There’s a nicely put together frame here that can take some abuse and tough wheels with hard-wearing tyres. On the downside, though, its low bottom bracket height makes its presence felt from time to time, and the fork is merely average.
Ride & handling: confident but needs more ride height
The Annihilator is a very typical £500 bike. Its steering is conﬁdent and neutral through twisty trails, climbs are no more difﬁcult than on the vast majority of 30lb bikes.
The overall ride feel is comfortable, with the all-rounder tyres adding traction conﬁdence for less experienced riders.
However, it suffers from a couple of small problems when the going gets rough.
The fork is at its best with the spring preload set to the minimum, but this doesn’t sit well with the 12in bottom bracket height, which is a little too low for a soft 100mm travel fork.
You need to take care when you pedal through bumpy corners, because as the fork compresses it’s easy to ground the pedals on rocks and roots.
It’s hard for manufacturers to create the right balance with bottom bracket height. Low is good for adding stability, but we reckon the Annihilator needs another half-inch.
Still, we don’t want to make too big a thing of the fork and bottom bracket height, as those who don’t ride hard probably won’t notice, and we had no other issues with the performance.
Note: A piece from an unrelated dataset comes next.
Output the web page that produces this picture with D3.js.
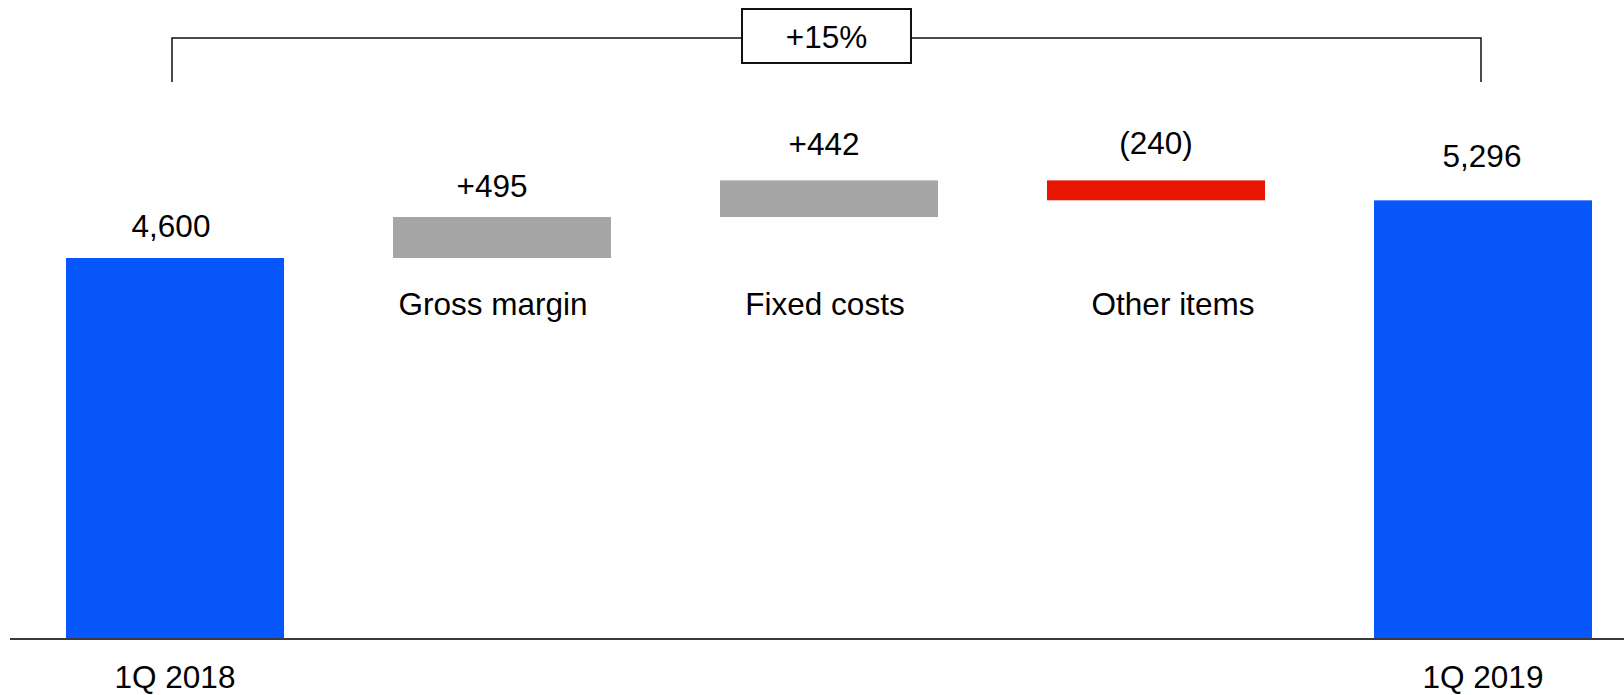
<!DOCTYPE html>
<html>
<head>
<meta charset="utf-8">
<script src="https://cdn.jsdelivr.net/npm/d3@7"></script>
<style>
  html, body { margin: 0; padding: 0; background: #fff; }
  svg { display: block; }
  text { font-family: "Liberation Sans", Arial, sans-serif; fill: #000; }
</style>
</head>
<body>
<svg id="chart" width="1624" height="695"></svg>
<script>
// Bridge of 1Q 2018 to 1Q 2019
const categories = ["1Q 2018", "Gross margin", "Fixed costs", "Other items", "1Q 2019"];
const kinds      = ["total", "delta", "delta", "delta", "total"];
const values     = [4600, 495, 442, -240, 5296];

const W = 1624, H = 695;
const baseY = 639;
const fontSize = 31.5;
const svg = d3.select("#chart");

const x = d3.scaleBand()
  .domain(categories)
  .range([11.5, 1646.5])
  .paddingInner(1 / 3)
  .paddingOuter(1 / 6);

const y = d3.scaleLinear()
  .domain([0, 4600])
  .range([baseY, 258]);

// running totals for the floating bars
let running = 0;
const bars = categories.map((c, i) => {
  let lo, hi;
  if (kinds[i] === "total") {
    lo = 0; hi = values[i]; running = values[i];
  } else {
    const start = running;
    running += values[i];
    lo = Math.min(start, running); hi = Math.max(start, running);
  }
  return { cat: c, kind: kinds[i], value: values[i], lo, hi };
});

const colour = d => d.kind === "total" ? "#0656fa" : (d.value >= 0 ? "#a6a6a6" : "#e81500");
const fmtTotal = d3.format(",");
const labelText = d => d.kind === "total"
  ? fmtTotal(d.value)
  : (d.value >= 0 ? "+" + d.value : "(" + Math.abs(d.value) + ")");

// label placement tweaks, per bar
const labelGap = [21, 20, 25, 26, 33];   // bar top to value label baseline
const valueDx  = [-4, -10, -5, 0, -1];
const catDx    = [0, -9, -4, 17, 0];
const cx = d => x(d.cat) + x.bandwidth() / 2;

svg.append("g").selectAll("rect")
  .data(bars)
  .join("rect")
  .attr("x", d => x(d.cat))
  .attr("width", x.bandwidth())
  .attr("y", d => y(d.hi))
  .attr("height", d => y(d.lo) - y(d.hi))
  .attr("fill", colour);

// value labels
svg.append("g").selectAll("text")
  .data(bars)
  .join("text")
  .attr("x", (d, i) => cx(d) + valueDx[i])
  .attr("y", (d, i) => y(d.hi) - labelGap[i])
  .attr("text-anchor", "middle")
  .attr("font-size", fontSize)
  .text(labelText);

// category labels: deltas under their bars, totals under the axis
svg.append("g").selectAll("text")
  .data(bars)
  .join("text")
  .attr("x", (d, i) => cx(d) + catDx[i])
  .attr("y", d => d.kind === "total" ? 688 : 315)
  .attr("text-anchor", "middle")
  .attr("font-size", fontSize)
  .text(d => d.cat);

// baseline
svg.append("line")
  .attr("x1", 10).attr("x2", W)
  .attr("y1", baseY).attr("y2", baseY)
  .attr("stroke", "#3a3a3a").attr("stroke-width", 2);

// growth bracket between the two totals
const first = bars[0], last = bars[bars.length - 1];
const bx1 = cx(first) - 3;
const bx2 = cx(last) - 2;
const by = 38, byEnd = 82;
const growth = last.value / first.value - 1;
const growthText = (growth >= 0 ? "+" : "") + d3.format(".0%")(growth);
const boxW = 169, boxH = 54, boxCx = 826.5;

const br = svg.append("g").attr("fill", "none").attr("stroke", "#111").attr("stroke-width", 1.5);
br.append("path")
  .attr("d", `M${bx1},${byEnd}V${by}H${boxCx - boxW / 2}M${boxCx + boxW / 2},${by}H${bx2}V${byEnd}`);
br.append("rect")
  .attr("x", boxCx - boxW / 2).attr("y", by - 29)
  .attr("width", boxW).attr("height", boxH)
  .attr("fill", "#fff").attr("stroke-width", 2);
svg.append("text")
  .attr("x", boxCx).attr("y", 48)
  .attr("text-anchor", "middle")
  .attr("font-size", fontSize)
  .text(growthText);
</script>
</body>
</html>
Chassis: type specimen for the £500 species
A lot of mid-range hardtails look like this. That’s mainly because a lot of frames come from the same big production frame-building factories. That’s why £500 bikes are such good value these days, although prices of mid-range bikes like this are bound to rise later this year as Far Eastern production and transport costs rise.
Designed to take a 100mm travel fork, the Annihilator combines middleweight all-round practicality with a hint of hardcore in its tube proﬁles.
The big bi-axially ovalised down tube ﬂares at the head tube to boost contact strength, the back end of the top tube is bridged across to the extended seat tube and the head tube is ring-reinforced to support the headset cups.
The seat- and chainstays curve out at the tyre and then in for heel room, and the bike’s all-round practicality is emphasised by threaded mounts for a rack, two bottle cages and a Crud Catcher.
While 100mm of suspension travel might seem like a good idea on a bike like this, the RST Omega T8 fork doesn’t have a lot in its favour.
It adds comfort and control if you ride hard but, as with most forks on £500 bikes, the compression and rebound damping is basic. That means it’s a handful over a quick succession of bumps, with a recoil thunk as you lift the front over rocks and roots. But the leg-top preload dials help to stop excessive sag for heavier riders.
Equipment: acceptable mid-range spec
The Annihilator’s component package is simply average for the price. A full set of Shimano Deore gears performs nicely, and Truvativ Isoﬂow cranks gave us no cause for complaint. The 36-spoke wheels are tough but fairly heavy.
Tioga’s deep-knobbed Factory treads don’t help in rapid rolling either, although they’re very grippy in the mud and they rarely block.
Quad hydraulic disc brakes are excellent stoppers, but the manual pad adjustment may irritate some people compared with the automatic adjustment of other inexpensive hydraulic discs.
The riser bar, stem, saddle and post are all acceptable own-brand offerings.
Summary: decent machine, limited by the fork
A lot of £500 bikes are similar, with decent frames, efﬁcient gears, functional ﬁnishing kit, tough all-rounder wheelsets and hydraulic disc brakes.
We’d guess that it’s only a matter of time before they come with better forks as well. Saracen shows what can be done with another £50 to play with in the Mantra Three, and we’ve certainly encountered worse forks than the RST Omega on the Muddyfox.
However, it’s the fork that limits the Annihilator’s hard-riding potential. Still, it’s on a par with most £500 bikes we’ve tested, and it’s good to see Muddyfox building a proﬁle again. Back in the ’80s nobody else did more to spread the word about mountain bikes.